Originally posted on shorediving.com
Maria
Maria
Jul 1, 2007, 12:00 AM
scuba
My husband and I dove Mile 4.9 on 6.24.2007. The site access was not that bad although we had to park up at the highway and carry all the gear down. The shore entry was good, pretty much like from the boat: you can gear up and jump into the water from the rocks at the right hand site of the cove (a bit harder on the way back :). We tried to exit on the left side of the cove - don't do it.. We made it but could not climb up to the highway, and had to swim back along the shoreline to our entry point :) Still, it was not too bad compared to the reef and underwater conditions. The coral there is almost entirely dead! There is some lint-looking stuff hanging on it. We saw very few fish, couple of crabs and nudibranches - pretty much nothing compared to other Big Island sites. We dove this site with a boat a year ago, and the reef was nice and healthy (that time we even saw a manta there in a day time!) We have asked local divers about bad reef conditions, and they told us the problem with the reef was due to locals using some chemicals (fertilizers or similar) next to the reef that then get washed offshore, and kills the reef. The earthquake last fall has also damaged the reef. Pretty sad! Unfortunately, it's not a good choice for a shore dive anymore.

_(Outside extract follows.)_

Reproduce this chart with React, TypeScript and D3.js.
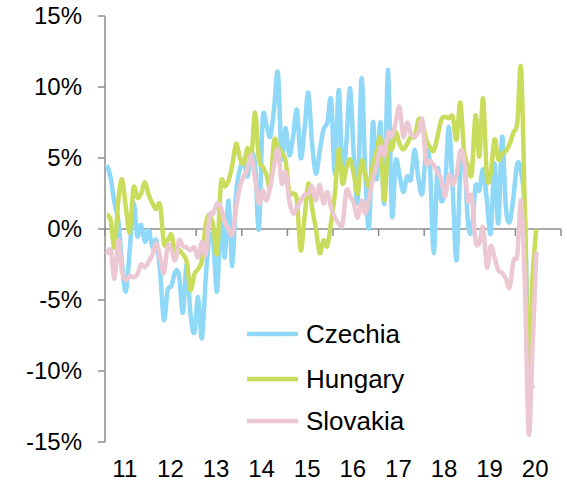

Originally posted on shorediving.com
Chad of Tampa
Chad of Tampa
Sep 30, 2005, 12:00 AM
scuba
This is called "crystal cove" by the local dive charter operators. We had a jeep and drove down as far as possible and still had a small hike along a steep gravel slope. We carried our gear over the lava formations and made it to the waters edge, filled our bc's with air and threw them in the water. We checked out both locations shown on the map and found this dive to be a little boring. The coral there was very pristine, but no kewl formations. There is a buoy tied up here which is tied to an engine block. I found out later that this spot is used as a location for check out dives due to the sandy bottom. BOTTOM LINE: A lot of work for little return.
Originally posted on shorediving.com
Kathleen
Kathleen
Aug 31, 2004, 12:00 AM
scuba
No markings on the highway - just a rough road down to the water. 4wd barely got us down the road, but we made it. Parked on top of the last ridge. Great reef - untouched & diverse. Flopped up on the rocks like a seal to get out of the water.
Originally posted on shorediving.com
Bill Stohler
Bill Stohler
Oct 6, 2001, 12:00 AM
scuba
It is a bit of a hike down the hill, but there is a dirt road and it only takes a few minutes. It's well worth it! The corals just outside the bay are healthy, the marine life diverse, and you're not likely to see any other divers here. Several parallel underwater ridges run out to sea. Great fringing reefs to 74 feet. The highlight of the dive was a 3 foot wingspan spotted eagle ray!